The recent case of Waterman -v- Boyle (Feb 2009) illustrates the respective rights of neighbours when it comes to access and parking.
The full case report is extensive, however, the Watermans and the Boyles were neighbours. The Watermans title documents gave them rights over defined and fixed areas and parking rights on two designated spaces.
A situation developed where access and parking became a contentious issue between the parties.
Boyle built a wall entirely on his land but the presence of the wall had the effect of making turning access to the Watermans garage impossible. Boyle also took steps to prevent visitors (unless loading or unloading) from parking on the access areas and stipulated that parking must take place in the designated bays.
The Watermans brought the proceedings to resolve the disputes.
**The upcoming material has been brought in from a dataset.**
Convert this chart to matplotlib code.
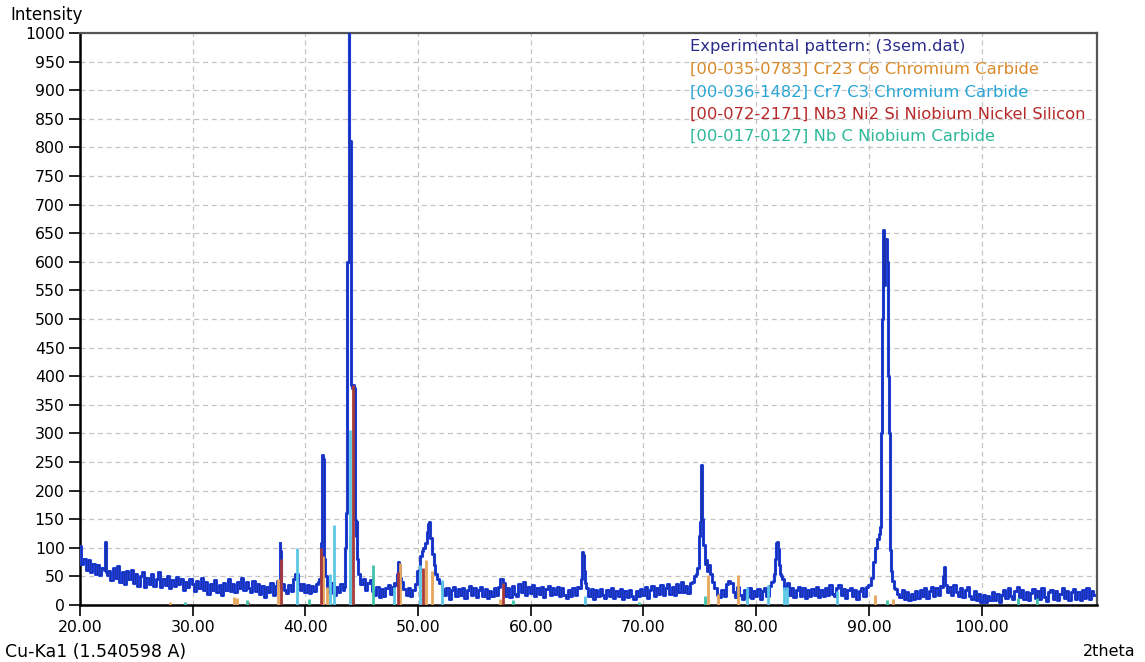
import numpy as np
import matplotlib
matplotlib.use("Agg")
import matplotlib.pyplot as plt

plt.rcParams['font.family'] = ['DejaVu Sans']

# --- measured diffraction pattern -------------------------------------------
# background scan, 0.2 deg steps from 20.0 to 110.0 deg 2theta
scan_start, scan_step = 20.0, 0.2
counts_20s = [104, 72, 80, 62, 78, 58, 72, 54, 70, 52, 65, 70, 52, 60, 44, 64, 48, 68, 40, 57,
              36, 59, 46, 62, 38, 54, 34, 50, 57, 32, 48, 37, 54, 33, 46, 57, 31, 45, 35, 51,
              29, 44, 33, 49, 36, 46, 27, 41, 32, 45]
counts_30s = [36, 24, 42, 30, 47, 26, 40, 20, 37, 26, 43, 23, 35, 18, 39, 27, 46, 24, 37, 22,
              40, 29, 47, 26, 40, 30, 23, 42, 25, 37, 20, 34, 14, 32, 22, 38, 18, 33, 42, 24,
              36, 27, 21, 35, 24, 45, 55, 36, 27, 37]
counts_40s = [23, 35, 21, 33, 24, 36, 40, 45, 50, 45, 30, 21, 38, 18, 32, 22, 37, 27, 40, 60,
              60, 60, 60, 60, 55, 36, 46, 26, 38, 44, 24, 18, 32, 14, 28, 16, 30, 35, 20, 32,
              38, 40, 40, 42, 28, 18, 30, 15, 27, 37]
counts_50s = [60, 62, 70, 80, 90, 100, 110, 100, 80, 50, 38, 28, 18, 30, 11, 26, 32, 15, 28, 18,
              30, 13, 27, 34, 17, 29, 14, 26, 32, 16, 28, 12, 25, 15, 30, 18, 32, 45, 38, 16,
              29, 14, 33, 20, 16, 36, 22, 40, 18, 32]
counts_60s = [21, 35, 16, 30, 19, 32, 14, 28, 34, 17, 30, 20, 32, 15, 29, 18, 13, 27, 16, 30,
              18, 32, 30, 30, 30, 28, 16, 28, 11, 26, 15, 28, 17, 13, 27, 16, 30, 12, 25, 15,
              28, 10, 24, 14, 27, 16, 11, 25, 15, 28]
counts_70s = [17, 31, 13, 27, 33, 16, 29, 19, 35, 18, 30, 37, 20, 32, 17, 36, 22, 40, 23, 34,
              21, 38, 40, 50, 55, 60, 60, 60, 60, 70, 55, 40, 30, 18, 14, 27, 16, 36, 42, 38,
              22, 14, 32, 18, 10, 26, 14, 29, 12, 25]
counts_80s = [15, 28, 11, 24, 30, 16, 34, 40, 45, 45, 45, 45, 45, 28, 38, 18, 30, 14, 27, 32,
              16, 29, 13, 26, 15, 28, 17, 32, 14, 27, 16, 30, 18, 35, 20, 15, 29, 35, 17, 28,
              13, 26, 30, 15, 27, 11, 24, 29, 16, 32]
counts_90s = [35, 35, 35, 35, 35, 35, 35, 35, 35, 35, 35, 35, 28, 20, 14, 27, 11, 22, 8, 20,
              10, 24, 13, 27, 15, 30, 12, 25, 32, 16, 29, 18, 34, 35, 38, 22, 32, 18, 35, 22,
              16, 30, 14, 26, 32, 15, 10, 24, 8, 20]
counts_100s = [6, 18, 5, 16, 8, 22, 9, 20, 5, 17, 26, 13, 30, 16, 10, 24, 32, 14, 27, 11,
               23, 8, 21, 28, 12, 24, 10, 30, 14, 7, 22, 27, 11, 24, 8, 20, 29, 12, 25, 9,
               22, 28, 11, 23, 8, 26, 13, 30, 10, 24, 18]

# finely sampled reflections (2theta, counts)
peak_22_theta = [22.22, 22.28, 22.34]
peak_22_counts = [62, 110, 58]
peak_37_theta = [37.70, 37.76, 37.82, 37.90]
peak_37_counts = [35, 108, 95, 30]
peak_41_theta = [41.30, 41.38, 41.44, 41.50, 41.58, 41.66, 41.72, 41.80]
peak_41_counts = [45, 70, 108, 263, 255, 255, 80, 50]
peak_44_theta = [43.50, 43.56, 43.62, 43.68, 43.76, 43.84, 43.88, 43.92, 43.98, 44.04,
                 44.10, 44.18, 44.26, 44.34, 44.42, 44.50, 44.58, 44.66, 44.76]
peak_44_counts = [32, 100, 160, 600, 600, 600, 1000, 812, 812, 600,
                  385, 380, 385, 380, 148, 120, 145, 80, 55]
peak_48_theta = [48.10, 48.20, 48.28, 48.36, 48.46, 48.56]
peak_48_counts = [35, 55, 75, 70, 48, 40]
peak_51_theta = [50.10, 50.25, 50.40, 50.55, 50.70, 50.85, 50.95, 51.05, 51.15, 51.30,
                 51.45, 51.60, 51.75]
peak_51_counts = [62, 85, 95, 100, 108, 128, 142, 145, 118, 90, 70, 55, 45]
peak_64_theta = [64.40, 64.52, 64.60, 64.68, 64.76, 64.86, 64.96]
peak_64_counts = [30, 45, 92, 88, 60, 38, 30]
peak_75_theta = [74.70, 74.84, 74.94, 75.02, 75.10, 75.18, 75.26, 75.36, 75.48, 75.60, 75.72]
peak_75_counts = [55, 65, 120, 145, 240, 245, 150, 105, 72, 78, 60]
peak_82_theta = [81.50, 81.62, 81.72, 81.80, 81.88, 81.96, 82.04, 82.14, 82.26]
peak_82_counts = [42, 55, 80, 108, 110, 98, 70, 55, 50]
peak_91_theta = [90.10, 90.30, 90.50, 90.65, 90.80, 90.92, 91.02, 91.08, 91.18, 91.32,
                 91.42, 91.52, 91.62, 91.74, 91.84, 91.90, 92.00, 92.12, 92.25]
peak_91_counts = [35, 48, 75, 100, 115, 125, 137, 300, 500, 655, 560, 640, 600, 400, 300,
                  96, 60, 42, 30]
peak_96_theta = [96.55, 96.62, 96.70, 96.78]
peak_96_counts = [32, 50, 66, 35]

# --- reference patterns (stick positions and scaled intensities) -------------
cr23c6_theta = [28.0, 33.7, 33.9, 37.6, 41.55, 41.9, 44.0, 48.4, 50.7, 51.2, 57.3,
                75.7, 76.6, 78.4, 90.55, 92.1]
cr23c6_int = [6, 14, 12, 45, 85, 31, 120, 73, 79, 60, 10, 52, 20, 52, 17, 10]
cr7c3_theta = [39.25, 42.2, 42.55, 43.95, 47.9, 50.2, 52.1, 64.8, 79.2, 81.05, 82.5,
               82.7, 87.2]
cr7c3_int = [100, 54, 140, 306, 31, 70, 44, 15, 31, 35, 31, 31, 25]
nb3ni2si_theta = [34.9, 37.8, 41.4, 44.2, 48.2, 50.4, 57.5]
nb3ni2si_int = [5, 80, 100, 385, 57, 65, 38]
nbc_theta = [29.3, 34.8, 40.3, 46.0, 58.4, 69.6, 75.5, 91.6, 103.2, 104.9]
nbc_int = [5, 8, 10, 70, 8, 6, 15, 8, 12, 12]

legend_labels = ["Experimental pattern: (3sem.dat)",
                 "[00-035-0783] Cr23 C6 Chromium Carbide",
                 "[00-036-1482] Cr7 C3 Chromium Carbide",
                 "[00-072-2171] Nb3 Ni2 Si Niobium Nickel Silicon",
                 "[00-017-0127] Nb C Niobium Carbide"]

# --- assemble the measured profile -------------------------------------------
bg_counts = np.array(counts_20s + counts_30s + counts_40s + counts_50s + counts_60s
                     + counts_70s + counts_80s + counts_90s + counts_100s, dtype=float)
bg_theta = scan_start + scan_step * np.arange(len(bg_counts))

peaks = [(peak_22_theta, peak_22_counts), (peak_37_theta, peak_37_counts),
         (peak_41_theta, peak_41_counts), (peak_44_theta, peak_44_counts),
         (peak_48_theta, peak_48_counts), (peak_51_theta, peak_51_counts),
         (peak_64_theta, peak_64_counts), (peak_75_theta, peak_75_counts),
         (peak_82_theta, peak_82_counts), (peak_91_theta, peak_91_counts),
         (peak_96_theta, peak_96_counts)]

keep = np.ones(len(bg_theta), dtype=bool)
for th, _ in peaks:
    keep &= ~((bg_theta >= th[0] - 0.05) & (bg_theta <= th[-1] + 0.05))
theta = np.concatenate([bg_theta[keep]] + [np.array(th) for th, _ in peaks])
counts = np.concatenate([bg_counts[keep]] + [np.array(c, dtype=float) for _, c in peaks])
order = np.argsort(theta)
theta, counts = theta[order], counts[order]

# --- figure ------------------------------------------------------------------
W, H = 1145, 662
fig = plt.figure(figsize=(W / 100, H / 100), dpi=100)
ax = fig.add_axes([80 / W, 57 / H, 1017 / W, 572 / H])

col_exp = '#1e40e0'
col_exp_dark = '#1a2380'
col_cr23 = '#e6a65c'
col_cr7 = '#5cc6e6'
col_nb3 = '#a83a3a'
col_nbc = '#3fc4aa'

ax.plot(theta, counts, color=col_exp, lw=2.2, zorder=3, drawstyle='steps-mid')
ax.plot(theta, counts, color=col_exp_dark, lw=0.8, alpha=0.55, zorder=4,
        drawstyle='steps-mid')

for th, it, c in [(cr23c6_theta, cr23c6_int, col_cr23),
                  (cr7c3_theta, cr7c3_int, col_cr7),
                  (nb3ni2si_theta, nb3ni2si_int, col_nb3),
                  (nbc_theta, nbc_int, col_nbc)]:
    ax.vlines(th, 0, it, colors=c, lw=2.0, zorder=5)

ax.set_xlim(20, 110.24)
ax.set_ylim(0, 1000)
ax.set_xticks(np.arange(20, 101, 10))
ax.set_xticklabels([f"{v:.2f}" for v in np.arange(20, 101, 10)])
ax.set_yticks(np.arange(0, 1001, 50))
ax.tick_params(axis='both', labelsize=11.3, length=8, width=1.2, direction='out',
               colors='black', pad=3)
ax.grid(True, color='#c4c4c4', ls=(0, (4, 3)), lw=0.9, zorder=0)
ax.set_axisbelow(True)

for side in ('left', 'bottom'):
    ax.spines[side].set_linewidth(1.8)
    ax.spines[side].set_color('black')
for side in ('top', 'right'):
    ax.spines[side].set_linewidth(1.6)
    ax.spines[side].set_color('#555555')

legend_colors = ['#2b2b8c', '#d98a2b', '#2aa5d5', '#b82a2a', '#2db89a']
legend_y = [0.977, 0.937, 0.897, 0.858, 0.820]
for lab, c, y in zip(legend_labels, legend_colors, legend_y):
    ax.text(0.600, y, lab, color=c, fontsize=11.8, transform=ax.transAxes,
            va='center', ha='left', zorder=6)

fig.text(10 / W, 1 - 15 / H, "Intensity", fontsize=12, va='center', ha='left')
fig.text(5 / W, 1 - 652 / H, "Cu-Ka1 (1.540598 A)", fontsize=12.5, va='center', ha='left')
fig.text(1136 / W, 1 - 652 / H, "2theta", fontsize=11.5, va='center', ha='right')

fig.savefig("out.png", dpi=100, facecolor='white')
The Court of Appeal held in this instance that parking on the right of way was unreasonable when there were designated spaces and whilst it might be desirable, it was not necessary and no such right to park was available for the Watermans visitors.
The wall erected by Boyle clearly made access to the Watermans garage difficult on the other hand the wall had not been built on an area set aside for access but on the Boyles own land.
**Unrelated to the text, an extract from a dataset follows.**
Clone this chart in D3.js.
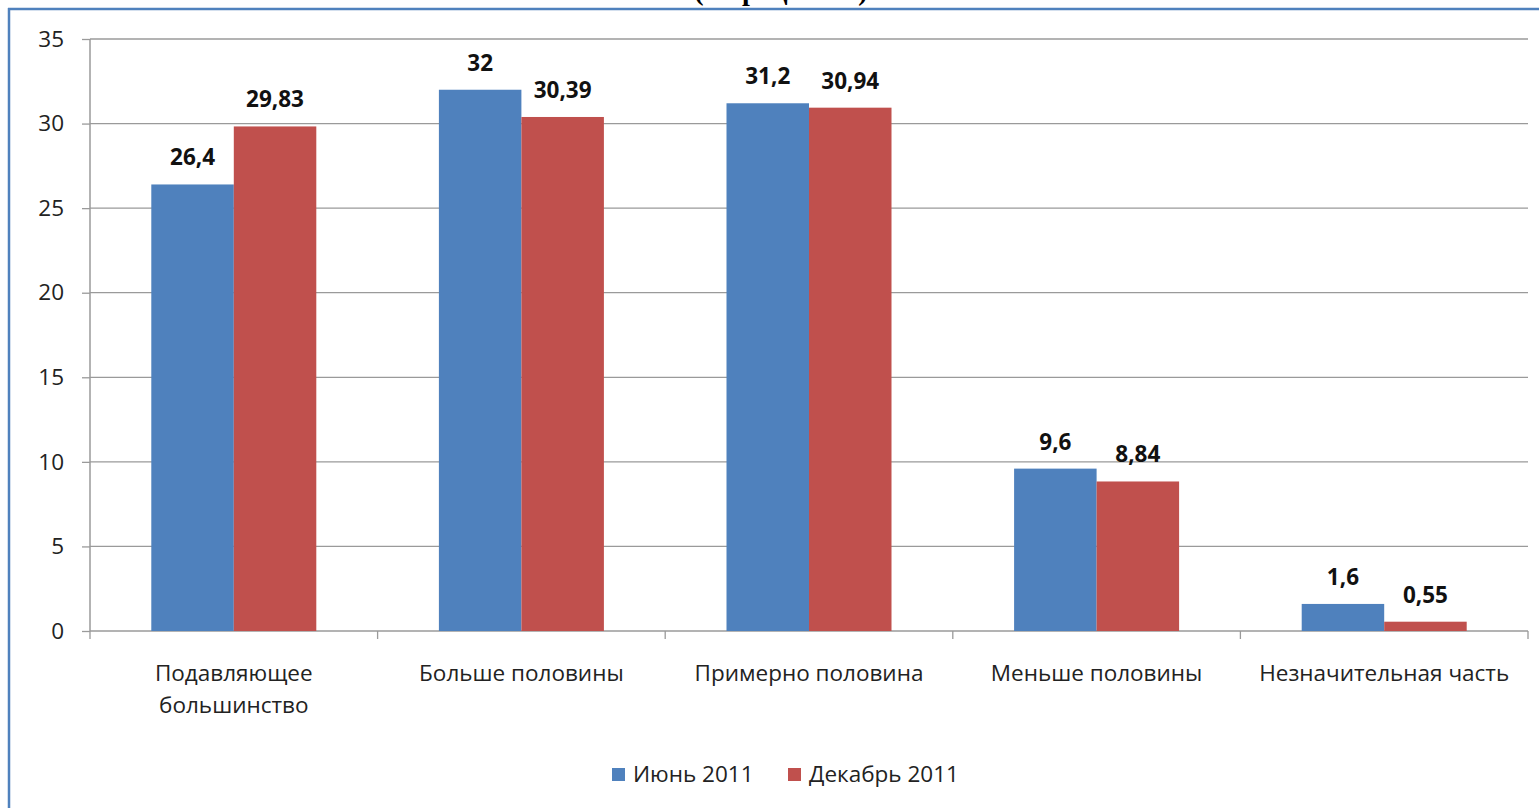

On the facts of this case the erection of the wall was held not to be exceptional enough to constitute a substantial interference and Waterman had to use vehicles of a size that could be accommodated by the defined areas available and the right could not be interpreted as being variable to take larger vehicles than those that had been used when the right of way had originally been granted.
The full manuscript of the case makes interesting reading.